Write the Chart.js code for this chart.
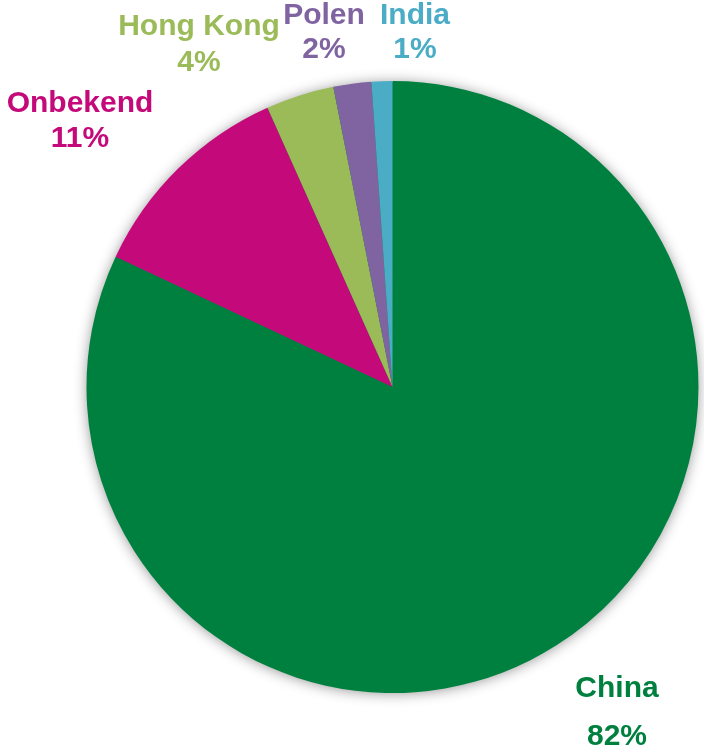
<!DOCTYPE html>
<html>
<head>
<meta charset="utf-8">
<script src="https://cdn.jsdelivr.net/npm/chart.js@4.4.1/dist/chart.umd.min.js"></script>
<style>
  html, body { margin: 0; padding: 0; background: #ffffff; }
  #wrap { width: 704px; height: 753px; }
</style>
</head>
<body>
<div id="wrap"><canvas id="c" width="704" height="753"></canvas></div>
<script>
const categories = ["China", "Onbekend", "Hong Kong", "Polen", "India"];
const shares = [82.0, 11.3, 3.6, 2.0, 1.1];
const percentLabels = ["82%", "11%", "4%", "2%", "1%"];
const sliceColors = ["#00803F", "#C4097A", "#9BBB59", "#8064A2", "#4BACC6"];

// label placement (canvas px) – styling only
const labelPlacement = [
  { x: 617, y1: 689, y2: 737 },
  { x: 80,  y1: 104, y2: 139 },
  { x: 199, y1: 27,  y2: 63 },
  { x: 324, y1: 16,  y2: 50 },
  { x: 415, y1: 16,  y2: 50 }
];

const shadowPlugin = {
  id: 'pieShadow',
  beforeDatasetsDraw(chart) {
    const meta = chart.getDatasetMeta(0);
    if (!meta.data.length) return;
    const a = meta.data[0];
    const ctx = chart.ctx;
    ctx.save();
    ctx.shadowColor = 'rgba(0,0,0,0.45)';
    ctx.shadowBlur = 14;
    ctx.shadowOffsetX = 0;
    ctx.shadowOffsetY = 1;
    ctx.beginPath();
    ctx.arc(a.x, a.y, a.outerRadius - 1, 0, Math.PI * 2);
    ctx.fillStyle = sliceColors[0];
    ctx.fill();
    ctx.restore();
  }
};

const labelPlugin = {
  id: 'sliceLabels',
  afterDatasetsDraw(chart) {
    const ctx = chart.ctx;
    ctx.save();
    ctx.font = 'bold 30px "Liberation Sans", Arial, sans-serif';
    ctx.textAlign = 'center';
    ctx.textBaseline = 'middle';
    categories.forEach((name, i) => {
      const p = labelPlacement[i];
      ctx.fillStyle = sliceColors[i];
      ctx.fillText(name, p.x, p.y1);
      ctx.fillText(percentLabels[i], p.x, p.y2);
    });
    ctx.restore();
  }
};

new Chart(document.getElementById('c'), {
  type: 'pie',
  data: {
    labels: categories,
    datasets: [{
      data: shares,
      backgroundColor: sliceColors,
      borderWidth: 0,
      hoverOffset: 0
    }]
  },
  options: {
    responsive: false,
    animation: false,
    layout: { padding: { left: 86, right: 5, top: 81, bottom: 60 } },
    plugins: {
      legend: { display: false },
      tooltip: { enabled: false }
    }
  },
  plugins: [shadowPlugin, labelPlugin]
});
</script>
</body>
</html>
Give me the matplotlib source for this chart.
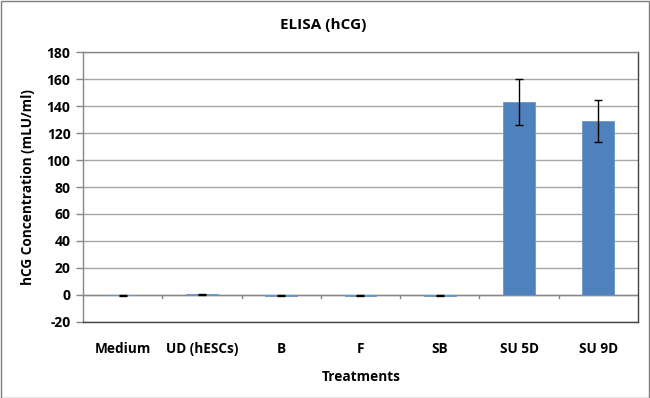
import matplotlib
matplotlib.use("Agg")
import matplotlib.pyplot as plt
from matplotlib.patches import Rectangle
import numpy as np

categories = ["Medium", "UD (hESCs)", "B", "F", "SB", "SU 5D", "SU 9D"]
hcg_values = [-0.3, 0.5, -0.5, -0.5, -0.5, 143.0, 128.8]
hcg_errors = [0.2, 0.4, 0.5, 0.5, 0.5, 16.8, 15.6]
y_ticks = [-20, 0, 20, 40, 60, 80, 100, 120, 140, 160, 180]

plt.rcParams['font.family'] = ['Open Sans', 'DejaVu Sans']

fig = plt.figure(figsize=(6.5, 3.98), dpi=100)
fig.patches.append(Rectangle((0.001, 0.001), 0.997, 0.996, transform=fig.transFigure,
                             fill=False, edgecolor="#7f7f7f", linewidth=1.0))
ax = fig.add_axes([0.1277, 0.191, 0.8538, 0.6783])

x = np.arange(len(categories))
ax.bar(x, hcg_values, width=0.4, color="#4F81BD", edgecolor="#6c97c9", linewidth=0.6,
       yerr=hcg_errors, capsize=3,
       error_kw=dict(ecolor="black", elinewidth=1.0, capthick=1.0), zorder=3)

ax.set_xlim(-0.5, len(categories) - 0.5)
ax.set_ylim(y_ticks[0], y_ticks[-1])
ax.set_yticks(y_ticks)
ax.set_yticklabels([str(v) for v in y_ticks], fontsize=10, fontweight="bold")
ax.yaxis.grid(True, color="#a6a6a6", linewidth=1.0, zorder=0)
ax.tick_params(axis="y", length=5, color="#868686", width=1.0, pad=4)

# category labels below the plot, ticks on the zero line
ax.set_xticks([])
for xi, lab in zip(x, categories):
    ax.text(xi, -0.1, lab, transform=ax.get_xaxis_transform(), ha="center", va="center",
            fontsize=9.8, fontweight="bold")
ax.axhline(0, color="#868686", linewidth=1.0, zorder=2)
for b in np.arange(0.5, len(categories) - 0.5, 1.0):
    ax.plot([b, b], [0, -2.5], color="#868686", linewidth=1.0, zorder=2, clip_on=False)

for s in ax.spines.values():
    s.set_color("#868686")
    s.set_linewidth(1.0)
ax.spines["bottom"].set_color("#404040")
ax.spines["right"].set_color("#404040")

ax.set_ylabel("hCG Concentration (mLU/ml)", fontsize=9.8, fontweight="bold")
ax.yaxis.set_label_coords(-0.086, 0.5)
fig.text(0.497, 0.937, "ELISA (hCG)", ha="center", va="center", fontsize=11, fontweight="bold")
fig.text(0.556, 0.053, "Treatments", ha="center", va="center", fontsize=9.8, fontweight="bold")

fig.savefig("out.png", dpi=100)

---

Aim: Repeat exactly, and only, the lines from the one containing "Give me the matplotlib source for this chart." through the one containing "plt.rcParams['font.family'] = ['Open", both included, without the pictures.

Result below:
Give me the matplotlib source for this chart.
import matplotlib
matplotlib.use("Agg")
import matplotlib.pyplot as plt
from matplotlib.patches import Rectangle
import numpy as np

categories = ["Medium", "UD (hESCs)", "B", "F", "SB", "SU 5D", "SU 9D"]
hcg_values = [-0.3, 0.5, -0.5, -0.5, -0.5, 143.0, 128.8]
hcg_errors = [0.2, 0.4, 0.5, 0.5, 0.5, 16.8, 15.6]
y_ticks = [-20, 0, 20, 40, 60, 80, 100, 120, 140, 160, 180]

plt.rcParams['font.family'] = ['Open Sans', 'DejaVu Sans']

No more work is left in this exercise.